**Job:**
Copy out each line featuring the string "chart" from the entries beneath.

**Listing:**
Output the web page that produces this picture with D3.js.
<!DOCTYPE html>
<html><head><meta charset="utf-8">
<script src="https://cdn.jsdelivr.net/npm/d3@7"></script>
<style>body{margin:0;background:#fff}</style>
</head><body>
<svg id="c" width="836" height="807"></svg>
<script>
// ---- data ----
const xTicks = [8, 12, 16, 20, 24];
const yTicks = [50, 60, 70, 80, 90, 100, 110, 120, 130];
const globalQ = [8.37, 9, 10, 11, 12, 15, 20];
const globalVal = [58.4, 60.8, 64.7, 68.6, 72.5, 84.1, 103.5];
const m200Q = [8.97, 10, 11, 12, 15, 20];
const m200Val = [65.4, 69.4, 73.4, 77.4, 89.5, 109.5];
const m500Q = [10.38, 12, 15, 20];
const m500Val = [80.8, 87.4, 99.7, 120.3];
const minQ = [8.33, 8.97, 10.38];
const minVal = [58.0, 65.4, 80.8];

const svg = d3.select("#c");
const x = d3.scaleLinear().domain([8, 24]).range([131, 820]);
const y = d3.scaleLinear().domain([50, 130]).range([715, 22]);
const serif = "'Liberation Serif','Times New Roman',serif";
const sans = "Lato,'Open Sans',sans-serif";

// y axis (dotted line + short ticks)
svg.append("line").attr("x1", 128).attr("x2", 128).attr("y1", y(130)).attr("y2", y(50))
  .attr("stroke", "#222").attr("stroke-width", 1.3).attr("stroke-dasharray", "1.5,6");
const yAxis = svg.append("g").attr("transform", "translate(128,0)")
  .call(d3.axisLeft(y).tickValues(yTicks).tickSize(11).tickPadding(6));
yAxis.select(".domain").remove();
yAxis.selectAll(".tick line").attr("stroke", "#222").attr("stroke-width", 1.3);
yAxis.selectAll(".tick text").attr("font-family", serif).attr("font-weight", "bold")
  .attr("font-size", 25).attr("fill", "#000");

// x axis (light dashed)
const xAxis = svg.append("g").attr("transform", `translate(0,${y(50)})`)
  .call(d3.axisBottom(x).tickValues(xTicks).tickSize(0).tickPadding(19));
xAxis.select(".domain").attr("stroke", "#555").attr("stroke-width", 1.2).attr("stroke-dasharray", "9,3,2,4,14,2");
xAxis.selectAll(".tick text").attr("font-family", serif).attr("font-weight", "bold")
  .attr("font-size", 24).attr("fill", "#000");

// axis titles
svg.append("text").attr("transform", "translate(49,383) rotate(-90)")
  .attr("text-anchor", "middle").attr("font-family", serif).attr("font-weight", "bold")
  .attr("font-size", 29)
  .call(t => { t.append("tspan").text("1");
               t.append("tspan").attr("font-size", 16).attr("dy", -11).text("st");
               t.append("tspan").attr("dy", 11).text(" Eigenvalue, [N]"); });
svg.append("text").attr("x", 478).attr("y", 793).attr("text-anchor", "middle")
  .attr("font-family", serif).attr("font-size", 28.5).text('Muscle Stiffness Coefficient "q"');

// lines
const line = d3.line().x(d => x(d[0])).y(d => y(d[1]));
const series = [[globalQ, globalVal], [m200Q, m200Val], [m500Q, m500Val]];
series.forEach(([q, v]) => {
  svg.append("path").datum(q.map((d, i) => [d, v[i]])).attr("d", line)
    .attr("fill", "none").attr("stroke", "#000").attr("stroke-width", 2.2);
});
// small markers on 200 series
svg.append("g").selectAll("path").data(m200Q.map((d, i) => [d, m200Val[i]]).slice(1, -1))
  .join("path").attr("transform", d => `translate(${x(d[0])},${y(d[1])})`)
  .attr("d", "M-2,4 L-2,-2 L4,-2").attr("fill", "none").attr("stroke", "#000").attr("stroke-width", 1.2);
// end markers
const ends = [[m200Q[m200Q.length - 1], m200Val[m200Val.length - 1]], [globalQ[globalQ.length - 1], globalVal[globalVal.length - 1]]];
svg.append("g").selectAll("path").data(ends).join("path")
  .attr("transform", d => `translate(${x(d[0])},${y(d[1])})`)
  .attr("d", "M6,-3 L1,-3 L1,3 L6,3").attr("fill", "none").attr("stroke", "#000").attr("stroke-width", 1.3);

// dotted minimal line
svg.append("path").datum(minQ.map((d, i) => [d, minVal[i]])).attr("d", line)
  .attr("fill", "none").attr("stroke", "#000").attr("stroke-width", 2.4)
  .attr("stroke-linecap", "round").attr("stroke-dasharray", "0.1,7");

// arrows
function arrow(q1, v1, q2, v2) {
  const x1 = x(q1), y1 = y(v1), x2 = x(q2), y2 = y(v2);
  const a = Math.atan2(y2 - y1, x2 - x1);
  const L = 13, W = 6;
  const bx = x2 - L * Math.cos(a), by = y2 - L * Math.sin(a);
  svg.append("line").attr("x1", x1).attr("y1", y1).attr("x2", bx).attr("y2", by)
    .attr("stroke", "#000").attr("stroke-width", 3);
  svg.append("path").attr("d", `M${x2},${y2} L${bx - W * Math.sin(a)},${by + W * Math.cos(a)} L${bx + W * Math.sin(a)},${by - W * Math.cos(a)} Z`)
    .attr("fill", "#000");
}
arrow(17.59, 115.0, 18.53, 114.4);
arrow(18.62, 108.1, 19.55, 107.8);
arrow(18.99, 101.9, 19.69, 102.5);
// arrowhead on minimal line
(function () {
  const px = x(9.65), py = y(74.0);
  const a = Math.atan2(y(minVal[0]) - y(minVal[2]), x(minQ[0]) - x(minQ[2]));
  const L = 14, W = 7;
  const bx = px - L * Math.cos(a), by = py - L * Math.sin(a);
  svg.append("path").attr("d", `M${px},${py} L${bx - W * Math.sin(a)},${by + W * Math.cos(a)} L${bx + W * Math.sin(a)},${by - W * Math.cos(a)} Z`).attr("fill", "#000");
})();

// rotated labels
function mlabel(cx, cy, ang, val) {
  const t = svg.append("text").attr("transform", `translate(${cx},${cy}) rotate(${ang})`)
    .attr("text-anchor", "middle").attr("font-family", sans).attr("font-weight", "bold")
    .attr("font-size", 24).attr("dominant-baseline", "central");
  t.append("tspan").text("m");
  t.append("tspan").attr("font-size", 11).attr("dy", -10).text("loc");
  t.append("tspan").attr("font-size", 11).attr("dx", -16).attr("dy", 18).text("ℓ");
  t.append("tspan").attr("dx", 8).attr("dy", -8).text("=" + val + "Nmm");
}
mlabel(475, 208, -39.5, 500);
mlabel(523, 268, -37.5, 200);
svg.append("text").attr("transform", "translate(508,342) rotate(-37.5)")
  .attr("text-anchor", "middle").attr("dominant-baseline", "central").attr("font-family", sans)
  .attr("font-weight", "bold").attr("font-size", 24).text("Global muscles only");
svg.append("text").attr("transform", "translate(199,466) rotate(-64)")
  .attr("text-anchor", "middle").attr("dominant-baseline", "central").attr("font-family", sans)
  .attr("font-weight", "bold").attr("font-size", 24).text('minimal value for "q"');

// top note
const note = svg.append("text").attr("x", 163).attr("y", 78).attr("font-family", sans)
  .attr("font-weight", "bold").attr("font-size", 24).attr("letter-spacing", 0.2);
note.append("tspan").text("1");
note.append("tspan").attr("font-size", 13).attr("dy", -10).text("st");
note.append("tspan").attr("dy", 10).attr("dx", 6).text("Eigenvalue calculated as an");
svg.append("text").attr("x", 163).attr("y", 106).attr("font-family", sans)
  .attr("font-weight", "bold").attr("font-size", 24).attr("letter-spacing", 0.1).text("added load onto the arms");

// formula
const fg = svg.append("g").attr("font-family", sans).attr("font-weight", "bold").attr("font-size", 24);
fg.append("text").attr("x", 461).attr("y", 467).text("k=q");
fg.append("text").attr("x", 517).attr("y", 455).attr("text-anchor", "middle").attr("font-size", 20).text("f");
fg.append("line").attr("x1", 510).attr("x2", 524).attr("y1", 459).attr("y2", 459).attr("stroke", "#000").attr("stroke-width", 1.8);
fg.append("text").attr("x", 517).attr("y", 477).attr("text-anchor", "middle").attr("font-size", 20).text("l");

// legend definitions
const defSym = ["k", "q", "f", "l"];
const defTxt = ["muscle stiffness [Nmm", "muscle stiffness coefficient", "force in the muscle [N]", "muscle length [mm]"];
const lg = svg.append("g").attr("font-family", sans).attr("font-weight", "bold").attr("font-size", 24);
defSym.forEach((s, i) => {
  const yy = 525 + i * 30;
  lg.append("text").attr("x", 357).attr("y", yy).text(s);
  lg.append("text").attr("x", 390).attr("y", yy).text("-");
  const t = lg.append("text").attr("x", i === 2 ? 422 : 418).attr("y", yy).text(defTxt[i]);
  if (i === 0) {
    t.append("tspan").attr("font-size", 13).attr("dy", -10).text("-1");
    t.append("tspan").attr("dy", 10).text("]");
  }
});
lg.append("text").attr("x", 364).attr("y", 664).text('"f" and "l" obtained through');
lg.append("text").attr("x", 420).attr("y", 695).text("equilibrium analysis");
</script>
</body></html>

---

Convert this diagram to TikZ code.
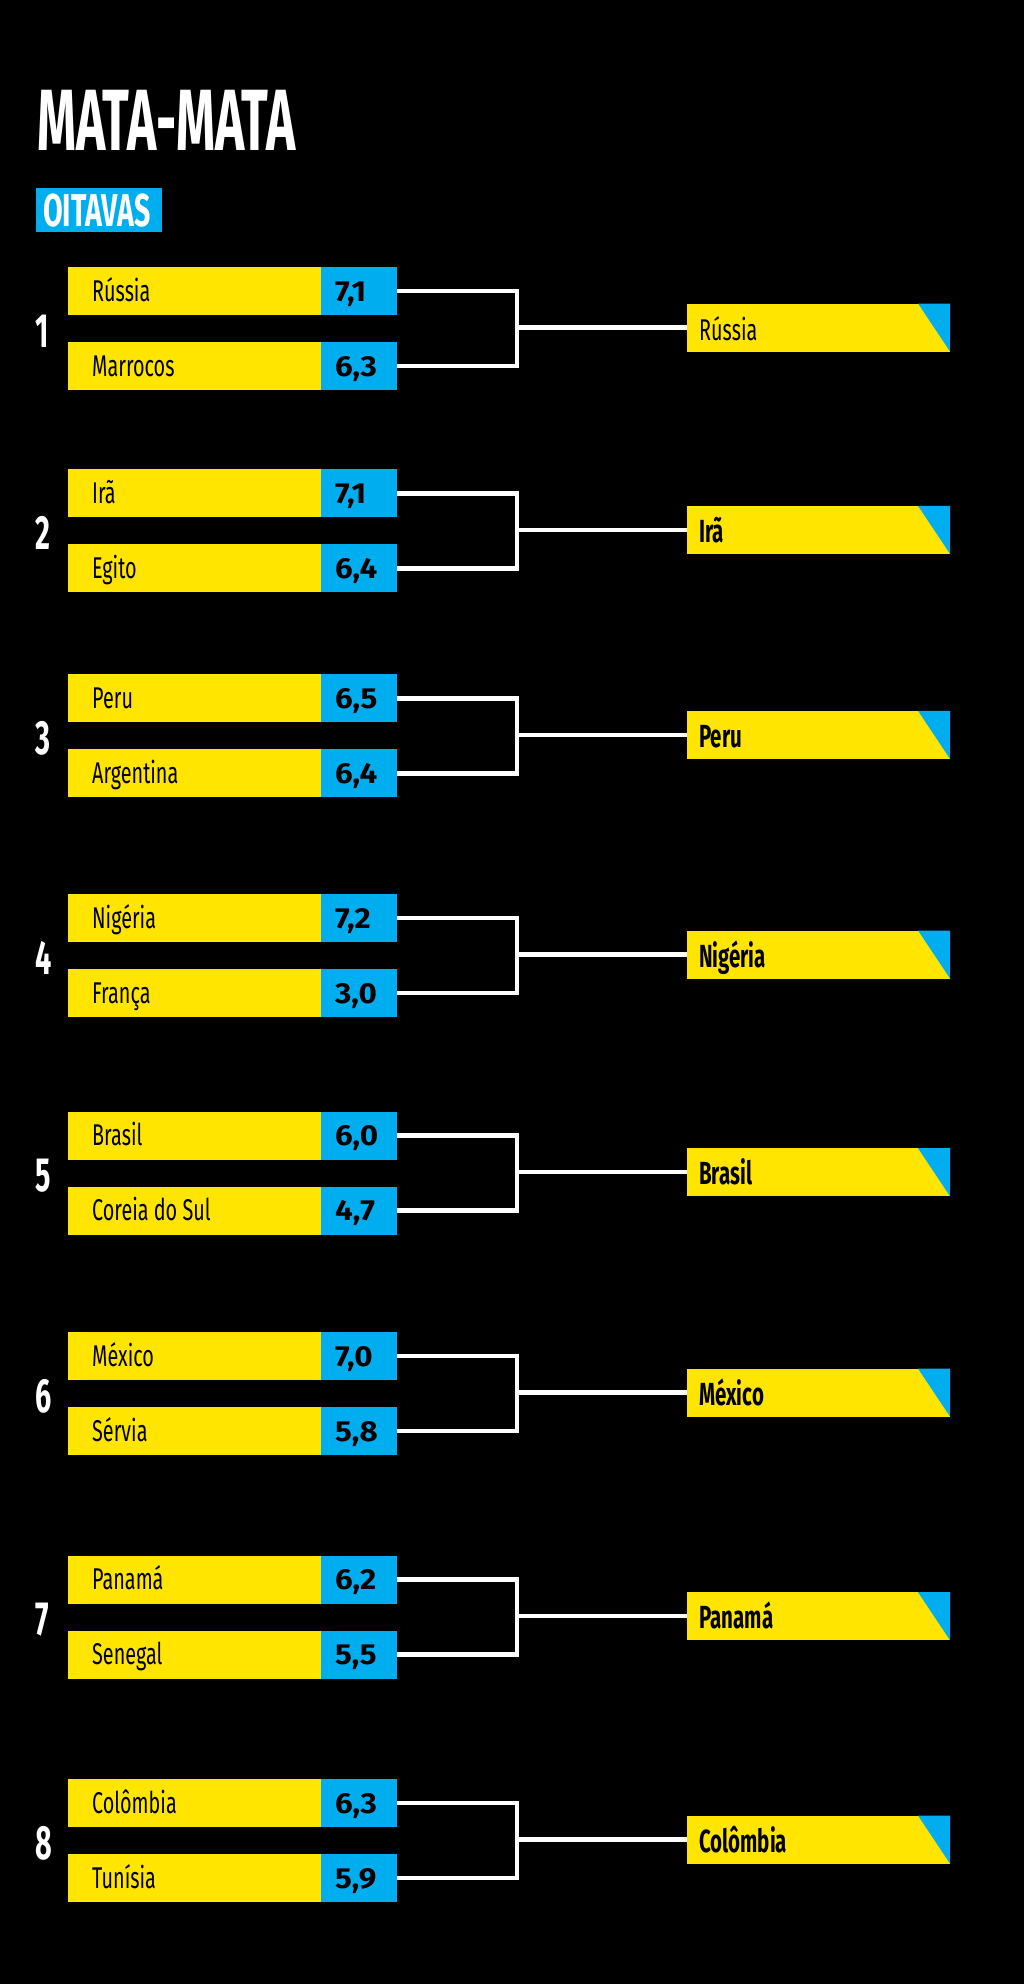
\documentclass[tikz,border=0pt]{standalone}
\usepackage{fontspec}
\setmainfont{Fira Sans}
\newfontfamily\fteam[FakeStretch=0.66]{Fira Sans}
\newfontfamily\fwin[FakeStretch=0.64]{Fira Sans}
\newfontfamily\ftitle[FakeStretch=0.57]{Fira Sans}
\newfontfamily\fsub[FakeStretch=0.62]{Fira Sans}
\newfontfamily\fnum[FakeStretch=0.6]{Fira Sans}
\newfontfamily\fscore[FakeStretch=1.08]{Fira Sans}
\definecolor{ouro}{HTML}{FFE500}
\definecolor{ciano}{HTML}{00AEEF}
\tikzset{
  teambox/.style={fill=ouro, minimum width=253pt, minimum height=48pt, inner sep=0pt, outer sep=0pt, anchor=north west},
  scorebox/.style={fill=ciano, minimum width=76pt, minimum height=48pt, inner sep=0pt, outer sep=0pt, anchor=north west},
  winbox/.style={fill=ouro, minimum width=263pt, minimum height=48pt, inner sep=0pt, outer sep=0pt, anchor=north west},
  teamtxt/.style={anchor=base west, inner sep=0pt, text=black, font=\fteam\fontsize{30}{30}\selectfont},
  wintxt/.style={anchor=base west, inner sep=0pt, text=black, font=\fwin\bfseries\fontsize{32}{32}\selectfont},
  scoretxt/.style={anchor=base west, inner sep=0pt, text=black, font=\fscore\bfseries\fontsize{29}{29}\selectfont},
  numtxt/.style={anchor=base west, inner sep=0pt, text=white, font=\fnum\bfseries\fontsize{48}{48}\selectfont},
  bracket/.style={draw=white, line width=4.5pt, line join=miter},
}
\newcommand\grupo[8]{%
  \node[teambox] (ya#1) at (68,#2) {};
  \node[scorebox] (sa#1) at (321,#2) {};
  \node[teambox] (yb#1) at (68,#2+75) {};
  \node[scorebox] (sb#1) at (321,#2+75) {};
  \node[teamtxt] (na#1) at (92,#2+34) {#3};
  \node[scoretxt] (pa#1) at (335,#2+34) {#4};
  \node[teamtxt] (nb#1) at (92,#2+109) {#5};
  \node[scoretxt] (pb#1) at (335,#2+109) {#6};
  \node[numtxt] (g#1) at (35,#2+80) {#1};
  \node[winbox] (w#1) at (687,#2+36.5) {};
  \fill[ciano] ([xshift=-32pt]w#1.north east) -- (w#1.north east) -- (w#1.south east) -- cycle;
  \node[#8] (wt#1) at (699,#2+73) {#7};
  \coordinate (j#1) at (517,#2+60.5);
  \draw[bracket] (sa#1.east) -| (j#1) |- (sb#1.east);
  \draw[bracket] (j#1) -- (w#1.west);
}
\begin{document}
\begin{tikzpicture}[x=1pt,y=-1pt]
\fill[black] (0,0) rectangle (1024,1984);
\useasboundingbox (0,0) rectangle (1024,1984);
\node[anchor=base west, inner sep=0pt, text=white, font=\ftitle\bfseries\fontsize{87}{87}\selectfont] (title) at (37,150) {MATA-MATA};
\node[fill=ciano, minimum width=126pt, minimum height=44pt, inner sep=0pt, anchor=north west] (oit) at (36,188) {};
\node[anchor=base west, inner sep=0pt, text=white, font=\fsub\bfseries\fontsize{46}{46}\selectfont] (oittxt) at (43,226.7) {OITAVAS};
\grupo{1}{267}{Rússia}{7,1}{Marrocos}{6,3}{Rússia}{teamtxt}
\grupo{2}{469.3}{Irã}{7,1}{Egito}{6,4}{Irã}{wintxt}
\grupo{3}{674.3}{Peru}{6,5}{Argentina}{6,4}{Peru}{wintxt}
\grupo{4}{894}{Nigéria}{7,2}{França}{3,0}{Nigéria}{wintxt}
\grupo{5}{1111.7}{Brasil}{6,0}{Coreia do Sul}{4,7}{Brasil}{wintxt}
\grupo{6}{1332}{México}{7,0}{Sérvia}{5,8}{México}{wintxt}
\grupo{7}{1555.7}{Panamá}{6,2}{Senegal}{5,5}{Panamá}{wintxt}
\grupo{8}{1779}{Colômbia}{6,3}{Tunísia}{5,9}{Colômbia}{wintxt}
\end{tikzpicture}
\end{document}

==

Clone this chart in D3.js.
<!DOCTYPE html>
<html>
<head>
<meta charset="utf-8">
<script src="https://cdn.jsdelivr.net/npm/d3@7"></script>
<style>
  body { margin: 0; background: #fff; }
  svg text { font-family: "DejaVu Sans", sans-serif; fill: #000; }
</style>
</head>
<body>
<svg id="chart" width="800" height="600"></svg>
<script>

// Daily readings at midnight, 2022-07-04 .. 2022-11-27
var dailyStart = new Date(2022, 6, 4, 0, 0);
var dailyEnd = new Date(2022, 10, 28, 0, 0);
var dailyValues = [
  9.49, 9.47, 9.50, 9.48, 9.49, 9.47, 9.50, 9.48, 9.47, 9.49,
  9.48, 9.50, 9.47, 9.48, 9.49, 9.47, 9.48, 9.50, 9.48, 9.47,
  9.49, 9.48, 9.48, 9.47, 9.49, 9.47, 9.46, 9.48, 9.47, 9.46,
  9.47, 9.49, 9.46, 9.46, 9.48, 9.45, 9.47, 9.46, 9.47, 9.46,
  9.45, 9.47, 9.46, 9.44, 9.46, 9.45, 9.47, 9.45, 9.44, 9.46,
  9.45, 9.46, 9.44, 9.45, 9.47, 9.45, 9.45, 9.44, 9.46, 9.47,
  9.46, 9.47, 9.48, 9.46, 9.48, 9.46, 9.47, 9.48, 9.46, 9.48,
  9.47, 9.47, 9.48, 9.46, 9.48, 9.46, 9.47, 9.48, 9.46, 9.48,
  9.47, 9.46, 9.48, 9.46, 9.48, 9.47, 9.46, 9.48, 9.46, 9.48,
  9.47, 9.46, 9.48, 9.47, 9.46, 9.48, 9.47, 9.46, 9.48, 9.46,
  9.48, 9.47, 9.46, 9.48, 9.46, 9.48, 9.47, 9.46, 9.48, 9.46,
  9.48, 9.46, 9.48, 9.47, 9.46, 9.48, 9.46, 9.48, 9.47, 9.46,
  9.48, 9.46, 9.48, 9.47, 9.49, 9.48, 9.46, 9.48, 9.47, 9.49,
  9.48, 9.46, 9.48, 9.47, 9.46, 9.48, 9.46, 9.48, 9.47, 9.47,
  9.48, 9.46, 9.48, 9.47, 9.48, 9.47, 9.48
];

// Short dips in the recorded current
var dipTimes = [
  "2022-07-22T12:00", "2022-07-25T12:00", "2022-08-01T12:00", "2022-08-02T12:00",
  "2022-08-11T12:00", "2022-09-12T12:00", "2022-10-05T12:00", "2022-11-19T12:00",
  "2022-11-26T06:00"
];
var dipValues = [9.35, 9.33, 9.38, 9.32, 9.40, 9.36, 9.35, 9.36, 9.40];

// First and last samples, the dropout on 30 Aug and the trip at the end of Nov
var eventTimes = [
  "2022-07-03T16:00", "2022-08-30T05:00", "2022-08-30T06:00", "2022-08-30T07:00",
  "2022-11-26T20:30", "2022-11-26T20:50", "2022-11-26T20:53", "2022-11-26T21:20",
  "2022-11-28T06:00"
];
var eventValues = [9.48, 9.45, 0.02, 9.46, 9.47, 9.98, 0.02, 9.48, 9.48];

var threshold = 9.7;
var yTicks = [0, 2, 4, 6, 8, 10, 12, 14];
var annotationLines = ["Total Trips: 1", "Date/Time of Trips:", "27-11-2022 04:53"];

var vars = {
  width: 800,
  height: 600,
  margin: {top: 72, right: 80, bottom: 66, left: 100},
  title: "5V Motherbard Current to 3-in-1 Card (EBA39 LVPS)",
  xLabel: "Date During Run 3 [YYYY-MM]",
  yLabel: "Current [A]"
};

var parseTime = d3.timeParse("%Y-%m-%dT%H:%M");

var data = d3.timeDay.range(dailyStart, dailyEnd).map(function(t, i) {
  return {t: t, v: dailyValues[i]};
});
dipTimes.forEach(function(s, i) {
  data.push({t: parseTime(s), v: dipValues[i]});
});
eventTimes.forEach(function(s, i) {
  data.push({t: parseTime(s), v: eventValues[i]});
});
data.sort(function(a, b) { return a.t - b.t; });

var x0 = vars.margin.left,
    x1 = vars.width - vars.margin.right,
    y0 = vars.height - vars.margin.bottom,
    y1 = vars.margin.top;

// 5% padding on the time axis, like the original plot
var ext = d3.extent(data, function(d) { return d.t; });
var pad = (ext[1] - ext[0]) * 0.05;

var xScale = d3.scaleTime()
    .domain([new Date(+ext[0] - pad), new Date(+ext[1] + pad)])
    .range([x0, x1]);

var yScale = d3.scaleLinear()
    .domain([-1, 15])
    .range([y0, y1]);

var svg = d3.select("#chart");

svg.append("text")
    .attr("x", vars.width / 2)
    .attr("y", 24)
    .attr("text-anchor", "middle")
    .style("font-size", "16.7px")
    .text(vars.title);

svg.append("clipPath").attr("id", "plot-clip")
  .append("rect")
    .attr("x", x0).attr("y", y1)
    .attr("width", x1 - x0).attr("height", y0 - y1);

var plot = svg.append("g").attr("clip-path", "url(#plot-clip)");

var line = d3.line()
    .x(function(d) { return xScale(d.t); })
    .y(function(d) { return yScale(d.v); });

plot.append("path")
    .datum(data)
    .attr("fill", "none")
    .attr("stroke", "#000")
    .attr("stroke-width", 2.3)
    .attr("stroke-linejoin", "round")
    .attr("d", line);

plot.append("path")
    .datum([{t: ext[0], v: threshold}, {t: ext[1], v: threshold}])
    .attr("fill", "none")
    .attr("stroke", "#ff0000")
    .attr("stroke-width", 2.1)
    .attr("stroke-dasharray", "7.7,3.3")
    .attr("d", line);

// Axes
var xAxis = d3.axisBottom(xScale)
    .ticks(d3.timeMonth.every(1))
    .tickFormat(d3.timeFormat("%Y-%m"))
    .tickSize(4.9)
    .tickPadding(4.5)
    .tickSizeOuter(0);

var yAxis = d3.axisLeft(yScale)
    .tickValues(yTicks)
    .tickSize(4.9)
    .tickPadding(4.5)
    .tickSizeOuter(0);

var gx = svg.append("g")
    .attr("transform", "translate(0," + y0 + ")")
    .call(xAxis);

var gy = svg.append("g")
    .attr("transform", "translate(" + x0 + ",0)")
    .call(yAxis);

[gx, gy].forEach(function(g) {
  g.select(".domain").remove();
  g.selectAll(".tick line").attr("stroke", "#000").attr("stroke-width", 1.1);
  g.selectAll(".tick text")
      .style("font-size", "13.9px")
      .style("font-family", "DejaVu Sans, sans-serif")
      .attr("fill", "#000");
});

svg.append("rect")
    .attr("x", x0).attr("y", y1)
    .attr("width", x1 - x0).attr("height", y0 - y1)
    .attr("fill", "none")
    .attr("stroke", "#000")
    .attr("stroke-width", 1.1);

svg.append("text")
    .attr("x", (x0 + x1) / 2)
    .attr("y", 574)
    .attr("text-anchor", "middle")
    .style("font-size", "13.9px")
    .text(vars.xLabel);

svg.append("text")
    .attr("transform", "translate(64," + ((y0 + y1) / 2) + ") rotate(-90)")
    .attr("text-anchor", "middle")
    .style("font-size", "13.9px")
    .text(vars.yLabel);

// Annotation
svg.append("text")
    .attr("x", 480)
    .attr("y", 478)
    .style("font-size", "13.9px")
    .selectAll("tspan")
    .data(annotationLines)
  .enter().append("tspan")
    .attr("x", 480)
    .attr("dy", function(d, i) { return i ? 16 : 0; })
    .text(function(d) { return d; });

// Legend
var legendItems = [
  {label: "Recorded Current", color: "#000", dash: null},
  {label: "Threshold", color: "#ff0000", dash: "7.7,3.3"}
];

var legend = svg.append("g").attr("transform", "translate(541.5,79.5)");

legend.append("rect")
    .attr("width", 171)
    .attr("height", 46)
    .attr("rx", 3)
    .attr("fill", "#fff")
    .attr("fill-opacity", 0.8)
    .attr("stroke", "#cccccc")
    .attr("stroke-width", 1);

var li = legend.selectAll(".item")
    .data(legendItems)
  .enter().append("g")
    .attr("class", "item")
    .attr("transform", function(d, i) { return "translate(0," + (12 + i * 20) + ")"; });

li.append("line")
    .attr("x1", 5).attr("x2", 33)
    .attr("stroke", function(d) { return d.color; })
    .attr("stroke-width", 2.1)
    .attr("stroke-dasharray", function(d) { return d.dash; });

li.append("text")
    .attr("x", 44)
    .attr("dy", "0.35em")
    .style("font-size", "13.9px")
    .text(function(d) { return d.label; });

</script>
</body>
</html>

**Reply:**
Clone this chart in D3.js.
<svg id="chart" width="800" height="600"></svg>
var svg = d3.select("#chart");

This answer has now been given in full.